Sophia edged closer and took his hand in hers. His skin was cool and dry, his fingers slack. He didn’t react when she touched him, not even a twitch of his eyes under his eyelids. Tears stung Sophia’s eyes as she thought of how close he’d come to never opening those gray eyes again. A few tears escaped down her cheeks, but she brushed them aside and settled herself into the chair beside his bed.
Tristan was alive. She could see his chest moving up and down with each of his shallow breaths. This wasn’t a time for tears, but a time for gratitude.
She stayed by his bed for the rest of the day and into the evening, leaving his side only when Giles Wakeford chased her from the room so he could assess his patient’s condition and change his dressing. Tristan slept through it all, oblivious to everything around him. Sophia had hoped he would wake, if only for a moment so he’d see her, and know she was there with him, but hour after hour passed and his eyes remained closed. Finally, worn out with watching and waiting, Sophia folded her arms on the edge of the bed, rested her head on them, and fell into a fitful sleep.

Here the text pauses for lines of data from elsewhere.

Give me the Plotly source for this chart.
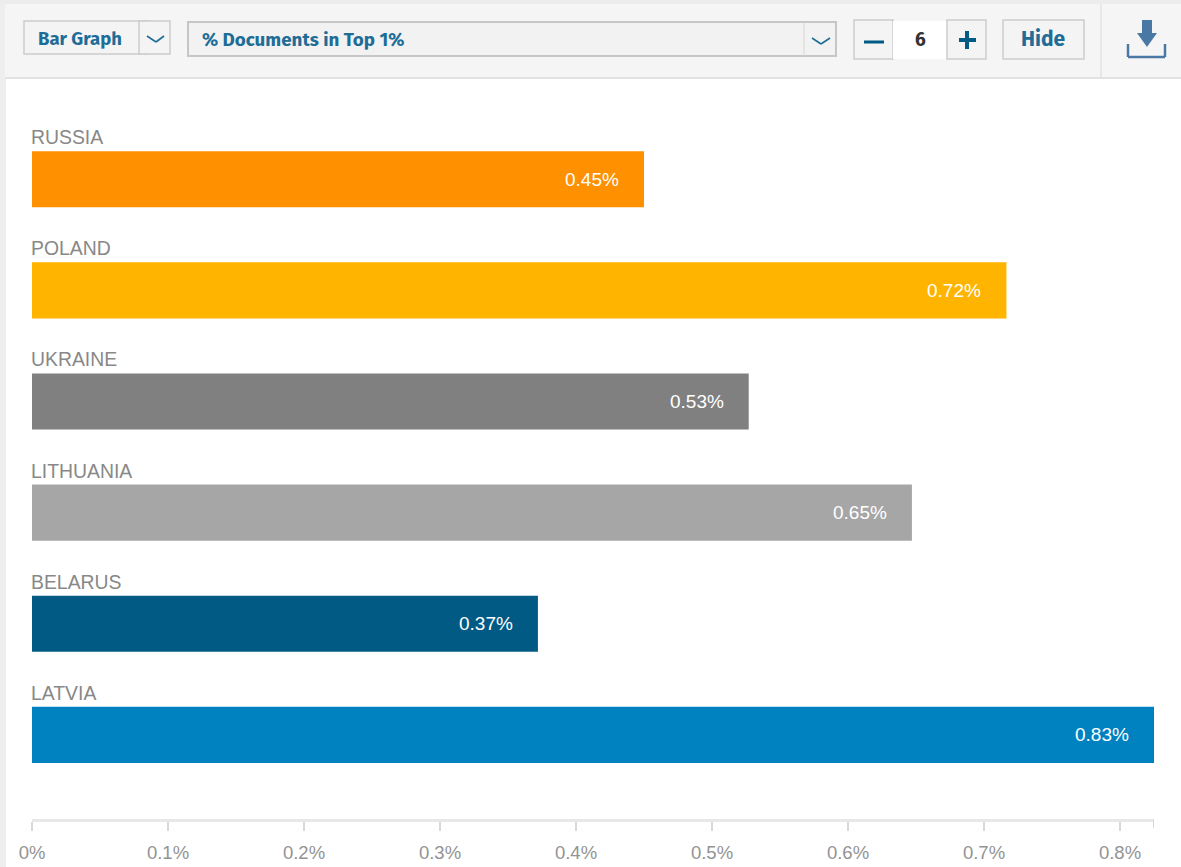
import plotly.graph_objects as go

countries = ["RUSSIA", "POLAND", "UKRAINE", "LITHUANIA", "BELARUS", "LATVIA"]
values = [0.45, 0.7165, 0.527, 0.647, 0.372, 0.825]
value_labels = ["0.45%", "0.72%", "0.53%", "0.65%", "0.37%", "0.83%"]
bar_colors = ["#ff9000", "#ffb400", "#808080", "#a6a6a6", "#005a84", "#0082c0"]
tick_values = [0, 0.1, 0.2, 0.3, 0.4, 0.5, 0.6, 0.7, 0.8]
tick_labels = ["0%", "0.1%", "0.2%", "0.3%", "0.4%", "0.5%", "0.6%", "0.7%", "0.8%"]

W, H = 1181, 867
L, R, T, B = 32, 27, 97, 48
UI = "Fira Sans, Lato, Noto Sans, sans-serif"
LABEL = "Liberation Sans, Arial, sans-serif"
BLUE = "#1f6c97"

def px(x):
    return (x - L) / (W - L - R)
def py(y):
    return 1 - (y - T) / (H - T - B)

shapes, annotations = [], []

def rect(x0, y0, x1, y1, fill, line=None, lw=1):
    shapes.append(dict(type="rect", xref="paper", yref="paper", layer="above",
                       x0=px(x0), x1=px(x1), y0=py(y0), y1=py(y1), fillcolor=fill,
                       line=dict(color=line or fill, width=lw if line else 0)))

def seg(x0, y0, x1, y1, color, lw=1):
    shapes.append(dict(type="line", xref="paper", yref="paper", layer="above",
                       x0=px(x0), x1=px(x1), y0=py(y0), y1=py(y1),
                       line=dict(color=color, width=lw)))

def label(x, y, text, size, color, anchor="left", font=UI):
    annotations.append(dict(xref="paper", yref="paper", x=px(x), y=py(y), text=text,
                            showarrow=False, xanchor=anchor, yanchor="middle",
                            font=dict(family=font, size=size, color=color)))

# page frame and toolbar
rect(0, 0, 6, H, "#eeeeee")
rect(0, 0, W, 4, "#ececec")
rect(5, 4, W, 78, "#f5f5f5")
seg(5, 78, W, 78, "#e2e2e2", 2)
seg(1101, 4, 1101, 78, "#e2e2e2", 1.5)

# chart-type dropdown
rect(24, 21, 149, 54, "#f4f4f4", "#cccccc", 1.5)
rect(139, 21, 170, 54, "#f4f4f4", "#cccccc", 1.5)
seg(147, 36, 156, 42, BLUE, 1.6)
seg(156, 42, 164, 36, BLUE, 1.6)
label(36, 39, "<b>Bar Graph</b>", 18.5, BLUE)

# metric dropdown
rect(188, 22, 836, 56, "#f2f2f2", "#c6c6c6", 2)
seg(804, 22, 804, 56, "#d6d6d6", 1)
seg(812, 38, 821, 44, BLUE, 1.6)
seg(821, 44, 830, 38, BLUE, 1.6)
label(200, 40, "<b>% Documents in Top 1%</b>", 18.8, BLUE)

# stepper
rect(854, 20, 893, 59, "#f4f4f4", "#cccccc", 1.5)
rect(893, 21, 947, 59, "#ffffff")
rect(947, 20, 986, 59, "#f4f4f4", "#cccccc", 1.5)
seg(864, 42, 884, 42, "#005a84", 3)
seg(959, 40, 976, 40, "#005a84", 4)
seg(967, 31, 967, 49, "#005a84", 4)
label(920, 40, "<b>6</b>", 19, "#333333", "center")

# hide button
rect(1003, 20, 1084, 59, "#f4f4f4", "#cccccc", 1.5)
label(1043, 39, "<b>Hide</b>", 21, BLUE, "center")

# download icon
ICON = "#4a78a4"
seg(1128, 44, 1128, 57, ICON, 2.5)
seg(1128, 57, 1165, 57, ICON, 2.5)
seg(1165, 44, 1165, 57, ICON, 2.5)
rect(1142, 20, 1152, 34, ICON)
shapes.append(dict(type="path", xref="paper", yref="paper", layer="above",
                   path=f"M {px(1137)} {py(33)} L {px(1157)} {py(33)} L {px(1147)} {py(47)} Z",
                   fillcolor=ICON, line=dict(width=0)))

# category names and value labels, anchored to the data
for c, v, t in zip(countries, values, value_labels):
    annotations.append(dict(x=0, y=c, xref="x", yref="y", text=c, showarrow=False,
                            xanchor="left", yanchor="middle", xshift=-3, yshift=42,
                            font=dict(family=LABEL, size=19.4, color="#888888")))
    annotations.append(dict(x=v, y=c, xref="x", yref="y", text=t, showarrow=False,
                            xanchor="right", yanchor="middle", xshift=-23,
                            font=dict(family=LABEL, size=19, color="#ffffff")))

# closing tick at the end of the axis
shapes.append(dict(type="line", xref="x", yref="paper", x0=0.825, x1=0.825,
                   y0=py(819), y1=py(828), line=dict(color="#d9d9d9", width=2)))

fig = go.Figure(go.Bar(x=values, y=countries, orientation="h",
                       marker=dict(color=bar_colors, line=dict(width=0)),
                       hoverinfo="skip"))

fig.update_layout(
    width=W, height=H, margin=dict(l=L, r=R, t=T, b=B, pad=0),
    paper_bgcolor="#ffffff", plot_bgcolor="#ffffff", showlegend=False,
    bargap=0.495, shapes=shapes, annotations=annotations,
    xaxis=dict(range=[0, 0.825], tickmode="array", tickvals=tick_values, ticktext=tick_labels,
               showgrid=False, zeroline=False, showline=True, linecolor="#e8e8e8", linewidth=3,
               ticks="outside", ticklen=9, tickwidth=2, tickcolor="#d9d9d9",
               tickfont=dict(family=LABEL, size=18.5, color="#939393"),
               ticklabelstandoff=6, automargin=False),
    yaxis=dict(type="category", categoryorder="array", categoryarray=countries,
               range=[5.757, -0.74], showticklabels=False, showgrid=False,
               zeroline=False, showline=False, ticks="", automargin=False),
)

fig.write_html("out.html", config=dict(displayModeBar=False),
               post_script="document.body.style.margin='0';document.documentElement.style.overflow='hidden';")
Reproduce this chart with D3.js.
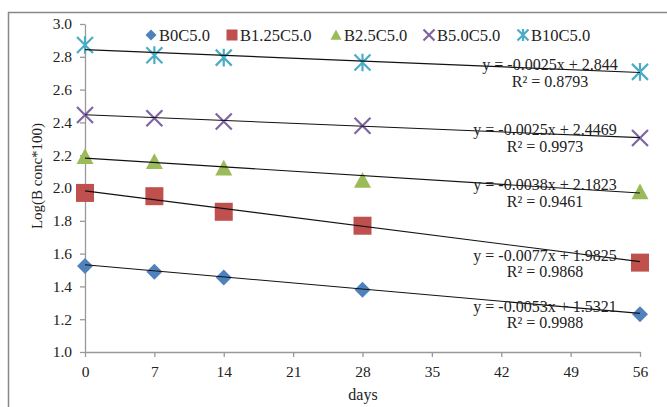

When she woke, the bedchamber was dark, the fire having burned down to embers. She blinked groggily, uncertain why she’d woken until she felt the softest touch on her head, like fingers moving slowly through her hair.
She lifted her head and looked up. Tristan’s face was turned toward her, and he was gazing down at her with gray eyes so soft her heart melted like warm honey in her chest.